The Cuban government has cancelled the country’s 12th annual march against homophobia.
In a Facebook post, the state-run National Centre for Sex Education (CENESEX) blamed “new tensions in the international and regional context” for the cancellation.
Activists have condemned the move and questioned the government’s motives.
Cuba was set to approve same-sex marriage under a new constitution, but removed the clause after protests.
President Miguel Díaz-Canel publicly backed the change in September, saying it was “part of eliminating any type of discrimination in society”.
But the government backtracked after an outcry from religious groups.
Cuba holds events at this time every year to mark the International Day Against Homophobia on 17 May.
Why has the march been cancelled?
CENESEX posted on Facebook that it was officially cancelling the Cuban Conga against Homophobia and Transphobia “in compliance with the policy of the Party, the State and the Revolution”.
The group is led by Mariela Castro, daughter of the Communist Party of Cuba’s leader Raúl Castro.
No specific reasons were given for the change, with the post blaming “certain circumstances that do not help [the march’s] successful development”.

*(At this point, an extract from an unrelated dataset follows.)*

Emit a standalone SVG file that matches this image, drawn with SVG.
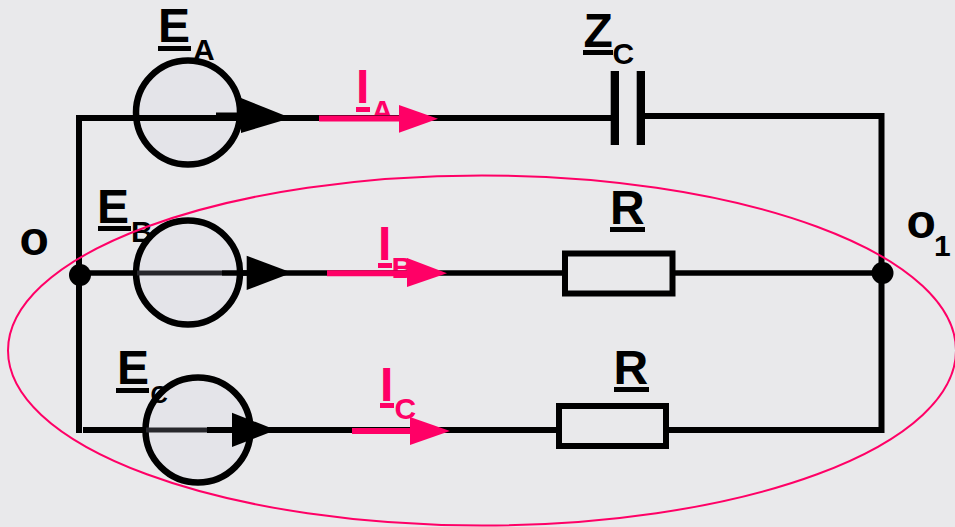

However, only the conga itself is cancelled, with other events going ahead as planned to mark LGBT rights.
What have activists said?
Activist Norge Espinosa Mendoza called the move “a new step backwards”.
“The enemies of a more diverse and progressive Cuba will be happier now,” he wrote on Facebook. “Not allowing [the parade] is a signal that… we are not welcome.”
Another campaigner, Isbel Diaz Torres, told Reuters news agency the government could be “once more ceding to pressure from religious fundamentalism that has shown itself to be quite active recently”.
New Facebook groups have been set up calling for people to “march for our rights”.
Discrimination due to someone’s sex or gender is illegal in Cuba.